[Figure scripts]
------------------------------

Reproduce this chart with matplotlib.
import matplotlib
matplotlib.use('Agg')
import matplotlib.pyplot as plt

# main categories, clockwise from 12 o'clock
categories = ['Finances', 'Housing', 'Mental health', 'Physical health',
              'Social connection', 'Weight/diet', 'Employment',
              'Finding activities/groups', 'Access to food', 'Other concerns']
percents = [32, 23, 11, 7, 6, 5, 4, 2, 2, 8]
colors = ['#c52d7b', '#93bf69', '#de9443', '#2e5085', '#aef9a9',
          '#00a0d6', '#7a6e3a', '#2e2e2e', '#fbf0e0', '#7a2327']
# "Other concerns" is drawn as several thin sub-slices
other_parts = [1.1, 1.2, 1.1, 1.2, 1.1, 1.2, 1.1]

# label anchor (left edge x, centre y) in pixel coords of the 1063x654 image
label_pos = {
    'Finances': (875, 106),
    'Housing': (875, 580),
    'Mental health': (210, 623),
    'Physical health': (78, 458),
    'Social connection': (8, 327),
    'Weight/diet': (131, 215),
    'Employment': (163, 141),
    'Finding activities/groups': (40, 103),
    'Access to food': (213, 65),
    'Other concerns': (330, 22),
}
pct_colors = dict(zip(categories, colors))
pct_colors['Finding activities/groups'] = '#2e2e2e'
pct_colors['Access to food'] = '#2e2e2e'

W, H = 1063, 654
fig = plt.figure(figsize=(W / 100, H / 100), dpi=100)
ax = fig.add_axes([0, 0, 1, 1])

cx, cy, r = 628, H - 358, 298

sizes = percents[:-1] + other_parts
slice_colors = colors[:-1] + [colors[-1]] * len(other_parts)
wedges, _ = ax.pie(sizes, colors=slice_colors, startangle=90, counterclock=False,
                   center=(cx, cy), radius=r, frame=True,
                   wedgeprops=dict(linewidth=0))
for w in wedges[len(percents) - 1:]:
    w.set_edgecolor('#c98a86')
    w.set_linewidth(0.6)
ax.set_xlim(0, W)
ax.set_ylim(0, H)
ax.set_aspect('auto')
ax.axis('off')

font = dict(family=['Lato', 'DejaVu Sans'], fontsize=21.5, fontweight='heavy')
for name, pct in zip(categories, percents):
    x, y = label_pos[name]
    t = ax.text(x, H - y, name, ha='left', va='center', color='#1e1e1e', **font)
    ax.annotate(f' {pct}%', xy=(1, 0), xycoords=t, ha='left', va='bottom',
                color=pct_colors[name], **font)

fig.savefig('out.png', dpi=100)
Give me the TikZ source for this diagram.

------------------------------

● Requirement: Up to and including the line that holds "import matplotlib.pyplot as plt", reproduce the records above exactly from their first line, and give nothing else.

● Solution to this exercise:
Reproduce this chart with matplotlib.
import matplotlib
matplotlib.use('Agg')
import matplotlib.pyplot as plt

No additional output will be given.